Sewaktu kecil, Bagus Burhan sering didongengkan cerita rakyat ataupun cerita wayang oleh kakeknya. Tapi beliau punya kebiasaan buruk yaitu gemar mengadu ayam. Hal ini sangat meresahkan kedua orangtuanya, sampai akhirnya kakeknya pun menyarankan agar Bagus Burhan di pesantrenkan dengan ditemani oleh Tanujaya, seorang abdi dalem yang dipercaya oleh ayahnya.

Dari situlah perjalanan hidupnya dimulai dan akhirnya beliau bertemu dengan para “guru” yang mengisi ilmu untuk bekal hidupnya.
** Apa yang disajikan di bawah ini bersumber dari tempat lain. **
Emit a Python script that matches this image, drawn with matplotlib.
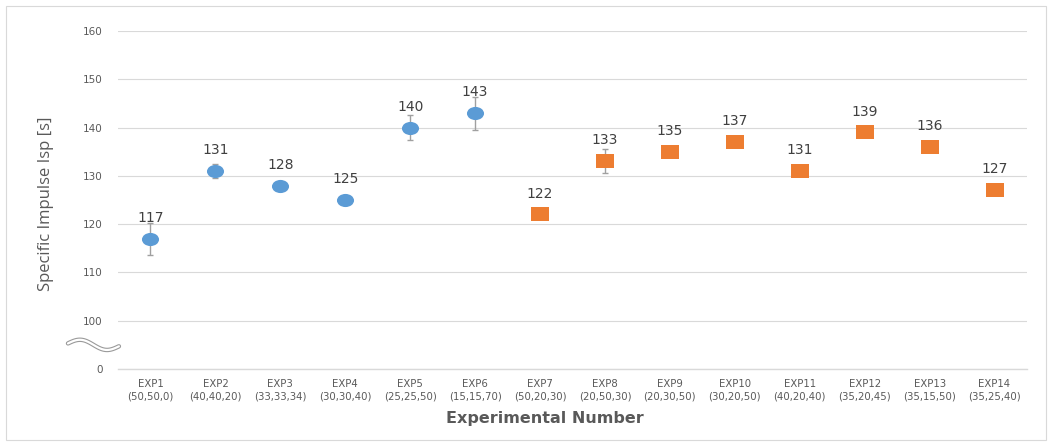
import numpy as np
import matplotlib
matplotlib.use("Agg")
import matplotlib.pyplot as plt
from matplotlib.path import Path
from matplotlib.transforms import Affine2D
from matplotlib.patches import Rectangle

plt.rcParams['font.family'] = ['DejaVu Sans']

# Experiment names and propellant compositions
exp_names = ["EXP1", "EXP2", "EXP3", "EXP4", "EXP5", "EXP6", "EXP7",
             "EXP8", "EXP9", "EXP10", "EXP11", "EXP12", "EXP13", "EXP14"]
compositions = ["(50,50,0)", "(40,40,20)", "(33,33,34)", "(30,30,40)",
                "(25,25,50)", "(15,15,70)", "(50,20,30)", "(20,50,30)",
                "(20,30,50)", "(30,20,50)", "(40,20,40)", "(35,20,45)",
                "(35,15,50)", "(35,25,40)"]

# Specific impulse (s) and measurement spread
isp_values = [117, 131, 128, 125, 140, 143, 122, 133, 135, 137, 131, 139, 136, 127]
isp_errors = [3.3, 1.4, 0, 0, 2.6, 3.4, 0, 2.5, 0, 0, 0, 0, 0, 0]

# Series membership: first six are one group, rest another
group_a = 6

# Y-axis ticks (broken axis: bottom tick stands for 0)
y_ticks = [90, 100, 110, 120, 130, 140, 150, 160]
y_tick_labels = ["0", "100", "110", "120", "130", "140", "150", "160"]

blue = "#5B9BD5"
orange = "#ED7D31"
grid_c = "#D9D9D9"
text_c = "#595959"

fig = plt.figure(figsize=(10.52, 4.43), dpi=100)
ax = fig.add_axes([118 / 1052, 1 - 369 / 443, 909 / 1052, (369 - 31) / 443])

# Flattened markers (ellipse and rectangle)
ell = Path.unit_circle().transformed(Affine2D().scale(1.3, 1.0))
rect = Path([(-1.35, -1), (1.35, -1), (1.35, 1), (-1.35, 1), (-1.35, -1)],
            [Path.MOVETO, Path.LINETO, Path.LINETO, Path.LINETO, Path.CLOSEPOLY])

x = np.arange(len(isp_values))
vals = np.array(isp_values, dtype=float)
errs = np.array(isp_errors, dtype=float)

has_err = errs > 0
ax.errorbar(x[has_err], vals[has_err], yerr=errs[has_err], fmt='none',
            ecolor="#A0A0A0", elinewidth=1.0, capsize=2.5, capthick=1.0, zorder=2)

ax.plot(x[:group_a], vals[:group_a], linestyle='none', marker=ell,
        markersize=12.3, color=blue, markeredgewidth=0, zorder=3)
ax.plot(x[group_a:], vals[group_a:], linestyle='none', marker=rect,
        markersize=13, color=orange, markeredgewidth=0, zorder=3)

for xi, v in zip(x, isp_values):
    ax.annotate(f"{v}", (xi, v), xytext=(0, 10), textcoords='offset points',
                ha='center', va='bottom', fontsize=10, color="#404040")

ax.set_xlim(-0.5, len(isp_values) - 0.5)
ax.set_ylim(90, 160)
ax.set_yticks(y_ticks)
ax.set_yticklabels(y_tick_labels)
ax.set_xticks(x)
ax.set_xticklabels([f"{n}\n{c}" for n, c in zip(exp_names, compositions)],
                   fontsize=7.3, color=text_c, linespacing=1.35)
ax.tick_params(axis='y', length=0, labelsize=7.5, labelcolor=text_c, pad=11)
ax.tick_params(axis='x', length=0, pad=7)

ax.grid(axis='y', color=grid_c, linewidth=0.8)
ax.set_axisbelow(True)
for s in ['top', 'right', 'left']:
    ax.spines[s].set_visible(False)
ax.spines['bottom'].set_color(grid_c)
ax.spines['bottom'].set_linewidth(1.0)

ax.set_ylabel("Specific Impulse Isp [s]", fontsize=12, color=text_c,
              family=['Open Sans', 'DejaVu Sans'])
ax.yaxis.set_label_coords((54 - 118) / 909, 0.49)
ax.set_xlabel("Experimental Number", fontsize=11.5, color=text_c,
              fontweight='bold')
ax.xaxis.set_label_coords((545 - 118) / 909, -(411 - 369) / 338)

# Axis-break squiggle between 0 and 100
tb = ax.get_yaxis_transform()
t = np.linspace(0, 1, 100)
bx = -0.055 + 0.056 * t
by = 95.0 + 0.9 * np.sin(2 * np.pi * t) - 0.6 * (t - 0.5)
ax.plot(bx, by, transform=tb, color="#9A9A9A", lw=3.2, clip_on=False,
        solid_capstyle='round', zorder=5)
ax.plot(bx, by, transform=tb, color="white", lw=1.6, clip_on=False,
        solid_capstyle='round', zorder=6)

# Chart border
fig.patches.append(Rectangle((6 / 1052, 3 / 443), 1040 / 1052, 434 / 443,
                             transform=fig.transFigure, fill=False,
                             edgecolor="#D9D9D9", linewidth=0.8))

fig.savefig("out.png", dpi=100, facecolor="white")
Dari satu daerah ke daerah lain, dari satu desa ke desa lain, dari satu rumah ke rumah lain beliau susuri untuk bertemu dan belajar dengan para pembimbingnya. Banyak wejangan, ngilmu dan ngelmu yang beliau terima dari setiap perjalanannya. Tapi untuk mendapatkan semua itu bukanlah hal yang mudah, banyak rintangan yang harus dijalani, seperti menyucikan diri dengan berpuasa dan bertirakat. Karena seseorang harus bersih terlebih dahulu jika hendak belajar tentang penyempurnaan hidup.

Salah seorang guru yang bernama Panembahan Buminata yang mengajarkan beliau pernah berkata, “Hati adalah pedoman. Jika tak khusyuk ciptanya, maka hati akan mengalami kekacauan. Hingga sang raja atas badan itu akan rusak. Jika hati hilang kesadarannya, maka akan hilang sifat kemanusiaannya. Jika sifat kemanusiaannya hilang, maka kalian tidak akan mendapatkan kebahagiaan”.

Dari perjalanannya beliau bertemu dengan Gombak yang akhirnya menjadi pendamping hidupnya. Beliau pun juga turut melawan penjajah, sebagian besar melalui karyanya. Penjajah di novel ini diumpamakan dengan tikus putih yang dengan semena-mena merebut kemakmuran negeri ini. merampas hasil bumi, memperkosa para wanita, mempekerjakan dengan kasar para pemuda dan membunuh siapa saja yang melawan.

Suatu saat di Pendapa Kadipaten Cakraningratan, Bupati Cakraningratan yang tak lain mertuanya pernah memanggil Bagus Burhan untuk menanyakan sesuatu tentang serat Jayabaya. Bupati Cakraningratan berkata kepada Bagus Burhan bahwa harus banyak mengenal karya para leluhur agar dapat menjadi pujangga sejati yang tidak pangling dengan warisan leluhur dan dapat mengilhami dalam berkarya, hingga karyanya nanti bukan hanya sekedar hadir, tapi mampu memaknai kehadirannya.

Mertuanya berkata, “Hanya dengan ingat kepada Sang Sumber Hidup dan waspada atas segala cobaan, manusia tak akan menjadi sampah yang terombang-ambing karena arus zaman gemblung”.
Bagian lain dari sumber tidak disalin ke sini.